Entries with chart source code
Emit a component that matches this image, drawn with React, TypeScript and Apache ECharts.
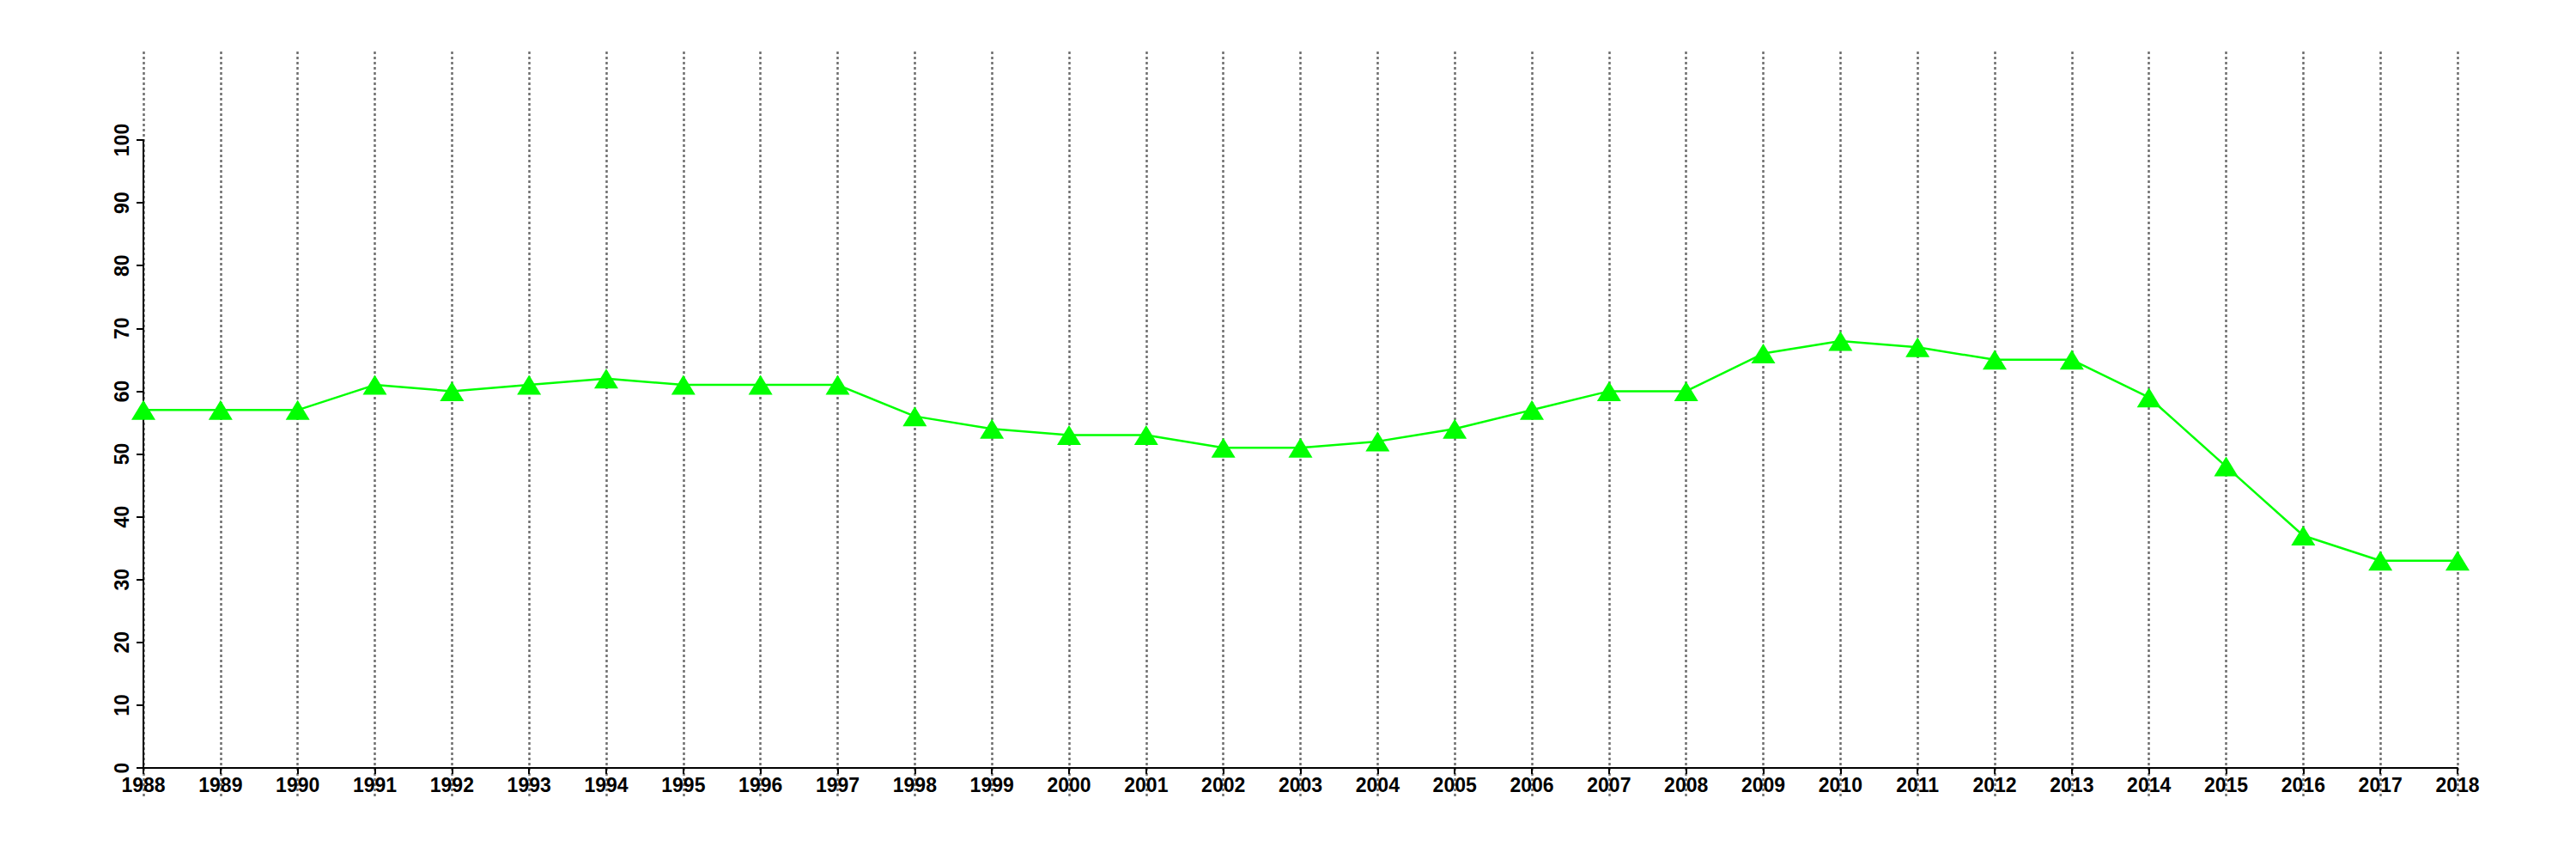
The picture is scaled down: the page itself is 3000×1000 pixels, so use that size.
import React, { useEffect, useRef } from "react";
import * as echarts from "echarts";

const years = [
  "1988", "1989", "1990", "1991", "1992", "1993", "1994", "1995", "1996", "1997",
  "1998", "1999", "2000", "2001", "2002", "2003", "2004", "2005", "2006", "2007",
  "2008", "2009", "2010", "2011", "2012", "2013", "2014", "2015", "2016", "2017", "2018",
];
const values = [
  57, 57, 57, 61, 60, 61, 62, 61, 61, 61,
  56, 54, 53, 53, 51, 51, 52, 54, 57, 60,
  60, 66, 68, 67, 65, 65, 59, 48, 37, 33, 33,
];
const yMin = 0;
const yMax = 100;
const yStep = 10;

const FONT = "'Liberation Sans', Arial, Helvetica, sans-serif";

export default function App() {
  const ref = useRef<HTMLDivElement>(null);
  useEffect(() => {
    if (!ref.current) return;
    const chart = echarts.init(ref.current, undefined, { renderer: "svg" });
    chart.setOption({
      animation: false,
      backgroundColor: "#ffffff",
      grid: [
        { left: 167, right: 138, top: 163, height: 731, containLabel: false },
        { left: 167, right: 138, top: 60, bottom: 73, containLabel: false },
      ],
      xAxis: [
        {
          type: "category",
          gridIndex: 0,
          data: years,
          boundaryGap: false,
          axisLine: { show: true, onZero: false, lineStyle: { color: "#000", width: 2 } },
          axisTick: { show: true, length: 7, interval: 0, lineStyle: { color: "#000", width: 2 } },
          axisLabel: {
            interval: 0,
            color: "#000",
            fontSize: 23,
            fontWeight: "bold",
            fontFamily: FONT,
            margin: 8,
          },
          splitLine: { show: false },
          z: 3,
        },
        {
          type: "category",
          gridIndex: 1,
          data: years,
          boundaryGap: false,
          axisLine: { show: false },
          axisTick: { show: false },
          axisLabel: { show: false },
          splitLine: {
            show: true,
            interval: 0,
            lineStyle: { color: "#6e6e6e", width: 2.5, type: [3, 3] },
          },
          z: 0,
        },
      ],
      yAxis: [
        {
          type: "value",
          gridIndex: 0,
          min: yMin,
          max: yMax,
          interval: yStep,
          axisLine: { show: true, lineStyle: { color: "#000", width: 2 } },
          axisTick: { show: true, length: 8, lineStyle: { color: "#000", width: 2 } },
          axisLabel: {
            rotate: 90,
            color: "#000",
            fontSize: 23,
            fontWeight: "bold",
            fontFamily: FONT,
            margin: 14,
          },
          splitLine: { show: false },
          z: 3,
        },
        {
          type: "value",
          gridIndex: 1,
          show: false,
          splitLine: { show: false },
        },
      ],
      series: [
        {
          type: "line",
          xAxisIndex: 0,
          yAxisIndex: 0,
          data: values,
          symbol: "triangle",
          symbolSize: [28, 23],
          showAllSymbol: true,
          itemStyle: { color: "#00ff00" },
          lineStyle: { color: "#00ff00", width: 2.5 },
          z: 5,
        },
      ],
    });
    return () => chart.dispose();
  }, []);
  return (
    <div
      ref={ref}
      style={{ position: "fixed", left: 0, top: 0, width: 3000, height: 1000, background: "#fff" }}
    />
  );
}
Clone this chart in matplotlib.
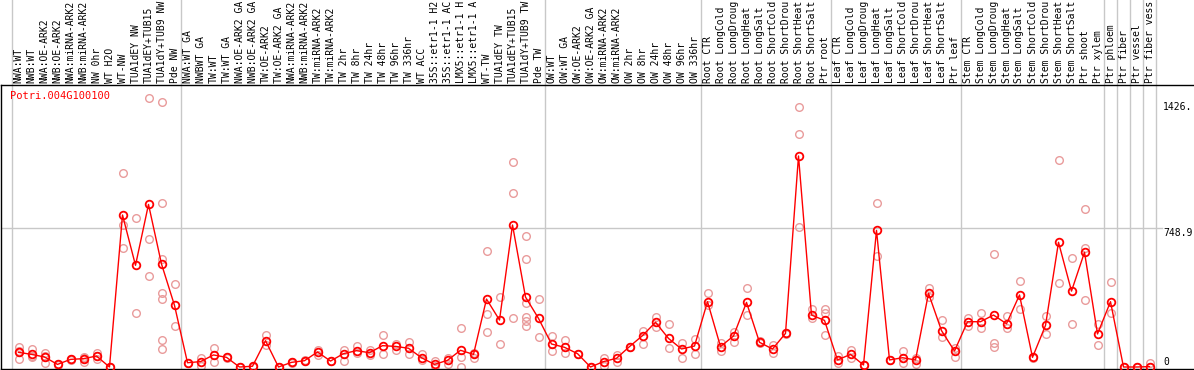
import matplotlib
matplotlib.use('Agg')
import matplotlib.pyplot as plt

gene = "Potri.004G100100"

samples = [
    "NWA:WT", "NWB:WT", "NWA:OE-ARK2", "NWB:OE-ARK2", "NWA:miRNA-ARK2",
    "NWB:miRNA-ARK2", "NW 0hr", "WT H2O", "WT-NW", "TUA1dEY NW",
    "TUA1dEY+TUB15 NW", "TUA1dY+TUB9 NW", "Pde NW",
    "NWA:WT GA", "NWBWT GA", "TW:WT", "TW:WT GA", "NWA:OE-ARK2 GA",
    "NWB:OE-ARK2 GA", "TW:OE-ARK2", "TW:OE-ARK2 GA", "NWA:miRNA-ARK2",
    "NWB:miRNA-ARK2", "TW:miRNA-ARK2", "TW:miRNA-ARK2", "TW 2hr", "TW 8hr",
    "TW 24hr", "TW 48hr", "TW 96hr", "TW 336hr", "WT ACC", "35S::etr1-1 H2O",
    "35S::etr1-1 ACC", "LMX5::etr1-1 H2O", "LMX5::etr1-1 ACC", "WT-TW",
    "TUA1dEY TW", "TUA1dEY+TUB15 TW", "TUA1dY+TUB9 TW", "Pde TW",
    "OW:WT", "OW:WT GA", "OW:OE-ARK2", "OW:OE-ARK2 GA", "OW:miRNA-ARK2",
    "OW:miRNA-ARK2", "OW 2hr", "OW 8hr", "OW 24hr", "OW 48hr", "OW 96hr",
    "OW 336hr",
    "Root CTR", "Root LongCold", "Root LongDrought", "Root LongHeat",
    "Root LongSalt", "Root ShortCold", "Root ShortDrought", "Root ShortHeat",
    "Root ShortSalt", "Ptr root",
    "Leaf CTR", "Leaf LongCold", "Leaf LongDrought", "Leaf LongHeat",
    "Leaf LongSalt", "Leaf ShortCold", "Leaf ShortDrought", "Leaf ShortHeat",
    "Leaf ShortSalt", "Ptr leaf",
    "Stem CTR", "Stem LongCold", "Stem LongDrought", "Stem LongHeat",
    "Stem LongSalt", "Stem ShortCold", "Stem ShortDrought", "Stem ShortHeat",
    "Stem ShortSalt", "Ptr shoot", "Ptr xylem",
    "Ptr phloem", "Ptr fiber", "Ptr vessel", "Ptr fiber vessel",
]

# mean expression per sample
means = [
    79, 68, 54, 14, 41, 45, 59, 0, 819, 548, 876, 555, 332,
    23, 29, 65, 52, 0, 4, 142, 0, 25, 34, 81, 32, 72, 88, 77, 115, 111, 101,
    50, 14, 36, 90, 68, 366, 253, 765, 377, 262,
    124, 106, 72, 0, 29, 47, 110, 169, 241, 154, 97, 113,
    352, 110, 167, 348, 133, 97, 181, 1137, 280, 251,
    38, 68, 11, 736, 38, 50, 38, 397, 196, 86,
    244, 244, 280, 233, 388, 52, 224, 672, 409, 618, 178,
    352, 0, 0, 2,
]

# individual replicates per sample
replicates = [
    [110, 41, 85], [95, 56, 60], [77, 23, 60], [14, 12], [41, 40],
    [56, 25, 50], [74, 45, 58], [0, 2], [1043, 765, 639], [803, 289],
    [1449, 688, 490], [1428, 882, 580, 400, 365, 145, 97], [447, 221],
    [23, 20], [50, 5], [101, 29], [52, 50], [0, 2], [4, 2], [172, 119],
    [0, 2], [25, 24], [34, 36], [92, 65], [32, 30], [92, 32], [113, 74],
    [92, 65], [172, 68], [124, 92], [133, 72], [68, 38], [32, 5], [50, 18],
    [208, 56, 2], [77, 50], [625, 284, 187], [375, 122], [1103, 936, 262],
    [704, 582, 343, 271, 248, 221], [365, 160],
    [169, 86], [145, 74], [72, 70], [0, 2], [47, 5], [65, 29], [110, 108],
    [194, 122], [271, 217], [230, 101], [131, 47], [149, 68],
    [397, 334], [128, 88], [190, 136], [424, 280], [140, 128], [119, 74],
    [181, 178], [1403, 1254, 753], [313, 262], [313, 289, 172],
    [59, 20], [92, 47], [11, 9], [882, 600], [38, 36], [86, 20], [50, 14],
    [427, 375], [253, 160], [104, 56],
    [266, 223], [289, 212], [607, 128, 106], [277, 208], [463, 311],
    [52, 50], [275, 176], [1114, 454], [585, 230], [851, 639, 361],
    [232, 117],
    [456, 289], [0, 2], [0, 2], [20, 0],
]

# index of the last sample in each group
group_ends = [12, 40, 52, 62, 72, 83, 84, 85, 86, 87]

ytick_labels = ["1426.", "748.9", "0"]
ytick_values = [1426, 748.9, 0]

W, H = 1194, 370
RED = '#ff0000'
PINK = '#e99b9b'
GRAY = '#c8c8c8'
MONO = 'DejaVu Sans Mono'
MAXCHARS = 14  # header only has room for 14 characters


def main():
    fig = plt.figure(figsize=(W / 100, H / 100), dpi=100)
    # axes box in pixels: x 1..1194, y 85..369 (from top)
    ax = fig.add_axes([1 / W, 1 / H, (W - 1) / W, 284 / H])

    # pixel -> data mapping: column i sits at 18.5 + 13*i px
    ax.set_xlim((1 - 18.5) / 13, (W - 18.5) / 13)
    ax.set_ylim((367 - 369) / 0.1856, (367 - 85) / 0.1856)
    ax.set_xticks([])
    ax.set_yticks([])
    ax.spines['right'].set_visible(False)
    for s in ('left', 'top', 'bottom'):
        ax.spines[s].set_linewidth(1)
        ax.spines[s].set_color('black')

    # group separators, running up through the label header
    for b in [-0.5] + [e + 0.5 for e in group_ends]:
        ax.axvline(b, ymin=0, ymax=1 + 85 / 284, color=GRAY, lw=1,
                   clip_on=False, zorder=1)
    ax.axhline(748.9, xmin=0, xmax=(1162 - 1) / (W - 1), color=GRAY, lw=1,
               zorder=1)

    xs, ys = [], []
    for i, reps in enumerate(replicates):
        for r in reps:
            xs.append(i)
            ys.append(r)
    ax.plot(xs, ys, 'o', mfc='none', mec=PINK, ms=5.5, mew=1, zorder=2)
    ax.plot(range(len(means)), means, '-', color=RED, lw=1, marker='o',
            mfc='none', mec=RED, ms=5.5, mew=1.3, zorder=3)

    trans = ax.get_xaxis_transform()
    for i, lab in enumerate(samples):
        ax.text(i, 1 + 2 / 284, lab[:MAXCHARS].rstrip(), transform=trans,
                rotation=90, ha='center', va='bottom', fontsize=7,
                family=MONO, clip_on=False)

    xlab = (1163 - 18.5) / 13
    for lab, v in zip(ytick_labels, ytick_values):
        ax.text(xlab, v, lab, ha='left', va='bottom' if v == 0 else 'top',
                fontsize=7, family=MONO)

    fig.text(10 / W, 1 - 91 / H, gene, color=RED, ha='left', va='top',
             fontsize=7.5, family=MONO)

    plt.savefig('out.png', dpi=100)
    plt.close()


if __name__ == '__main__':
    main()
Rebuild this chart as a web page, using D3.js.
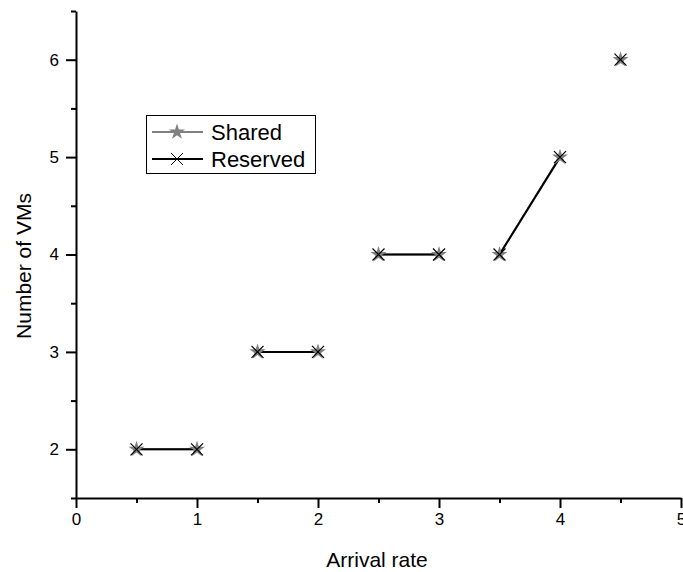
<!DOCTYPE html>
<html>
<head>
<meta charset="utf-8">
<script src="https://cdn.jsdelivr.net/npm/d3@7"></script>
<style>
  body { margin: 0; background: #fff; }
  text { font-family: "Liberation Sans", Arial, sans-serif; }
</style>
</head>
<body>
<svg></svg>
<script>
var width = 683
var height = 572

// data
var arrivalRate = [0.5, 1, 1.5, 2, 2.5, 3, 3.5, 4, 4.5]
var sharedVMs = [2, 2, 3, 3, 4, 4, 4, 5, 6]
var reservedVMs = [2, 2, 3, 3, 4, 4, 4, 5, 6]
// points with the same group id are joined by a line
var segment = [1, 1, 2, 2, 3, 3, 4, 4, 5]

var xTicks = [0, 1, 2, 3, 4, 5]
var yTicks = [2, 3, 4, 5, 6]

var xScale = d3.scaleLinear()
    .domain([0, 5])
    .range([76, 681])

var yScale = d3.scaleLinear()
    .domain([1.5, 6.5])
    .range([498, 11])

var svg = d3.select("svg")
    .attr("width", width)
    .attr("height", height)

// minor ticks
svg.append("g")
    .attr("transform", "translate(0,498)")
    .call(d3.axisBottom(xScale).tickValues(d3.range(0.5, 5, 1)).tickSize(5).tickFormat(""))
    .call(g => g.select(".domain").remove())

svg.append("g")
    .attr("transform", "translate(76,0)")
    .call(d3.axisLeft(yScale).tickValues([1.5, 2.5, 3.5, 4.5, 5.5, 6.5]).tickSize(5).tickFormat(""))
    .call(g => g.select(".domain").remove())

var xAxis = d3.axisBottom(xScale)
    .tickValues(xTicks)
    .tickFormat(d3.format("d"))
    .tickSize(10)
    .tickSizeOuter(0)
    .tickPadding(5)

var yAxis = d3.axisLeft(yScale)
    .tickValues(yTicks)
    .tickFormat(d3.format("d"))
    .tickSize(10)
    .tickSizeOuter(0)
    .tickPadding(7)

svg.append("g")
    .attr("transform", "translate(0,498)")
    .call(xAxis)
    .call(g => g.selectAll("text").attr("font-size", 17).attr("fill", "#000"))

svg.append("g")
    .attr("transform", "translate(76,0)")
    .call(yAxis)
    .call(g => g.selectAll("text").attr("font-size", 17).attr("fill", "#000"))

svg.selectAll(".domain, .tick line")
    .attr("stroke", "#000")
    .attr("stroke-width", 2)

var points = arrivalRate.map((x, i) => ({ x: x, shared: sharedVMs[i], reserved: reservedVMs[i], seg: segment[i] }))
var groups = d3.groups(points, d => d.seg)

var sharedLine = d3.line().x(d => xScale(d.x)).y(d => yScale(d.shared))
var reservedLine = d3.line().x(d => xScale(d.x)).y(d => yScale(d.reserved))

svg.append("g").selectAll("path")
    .data(groups)
    .enter()
    .append("path")
    .attr("d", d => sharedLine(d[1]))
    .attr("fill", "none")
    .attr("stroke", "#808080")
    .attr("stroke-width", 2)

svg.append("g").selectAll("path")
    .data(groups)
    .enter()
    .append("path")
    .attr("d", d => reservedLine(d[1]))
    .attr("fill", "none")
    .attr("stroke", "#000")
    .attr("stroke-width", 2)

var star = d3.symbol().type(d3.symbolStar).size(80)
var cross = "M-6,-6L6,6M-6,6L6,-6"

svg.append("g").selectAll("path")
    .data(points)
    .enter()
    .append("path")
    .attr("transform", d => `translate(${xScale(d.x)},${yScale(d.shared)})`)
    .attr("d", star)
    .attr("fill", "#808080")

svg.append("g").selectAll("path")
    .data(points)
    .enter()
    .append("path")
    .attr("transform", d => `translate(${xScale(d.x)},${yScale(d.reserved)})`)
    .attr("d", cross)
    .attr("stroke", "#000")
    .attr("stroke-width", 1.2)

// legend
var legend = svg.append("g")

legend.append("rect")
    .attr("x", 146.5)
    .attr("y", 115.5)
    .attr("width", 169)
    .attr("height", 58)
    .attr("fill", "#fff")
    .attr("stroke", "#000")
    .attr("stroke-width", 1)

legend.append("line")
    .attr("x1", 152).attr("x2", 203)
    .attr("y1", 132).attr("y2", 132)
    .attr("stroke", "#808080")
    .attr("stroke-width", 2)

legend.append("path")
    .attr("transform", "translate(177,132)")
    .attr("d", star)
    .attr("fill", "#808080")

legend.append("line")
    .attr("x1", 152).attr("x2", 203)
    .attr("y1", 159).attr("y2", 159)
    .attr("stroke", "#000")
    .attr("stroke-width", 2)

legend.append("path")
    .attr("transform", "translate(177,159)")
    .attr("d", cross)
    .attr("stroke", "#000")
    .attr("stroke-width", 1)

legend.append("text")
    .attr("x", 211)
    .attr("y", 140)
    .attr("font-size", 22)
    .text("Shared")

legend.append("text")
    .attr("x", 211)
    .attr("y", 167)
    .attr("font-size", 22)
    .text("Reserved")

svg.append("text")
    .attr("x", 377)
    .attr("y", 567)
    .attr("font-size", 21)
    .style("text-anchor", "middle")
    .text("Arrival rate")

svg.append("text")
    .attr("transform", "rotate(-90)")
    .attr("x", -266)
    .attr("y", 31)
    .attr("font-size", 21)
    .style("text-anchor", "middle")
    .text("Number of VMs")
</script>
</body>
</html>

» Exercise task: Search the data above for the word "that", then gather each line in which it appears.

» Worked solution:
Emit a component that matches this image, drawn with React, TypeScript and Apache ECharts.
The picture is scaled down: the page itself is 3000×1000 pixels, so use that size.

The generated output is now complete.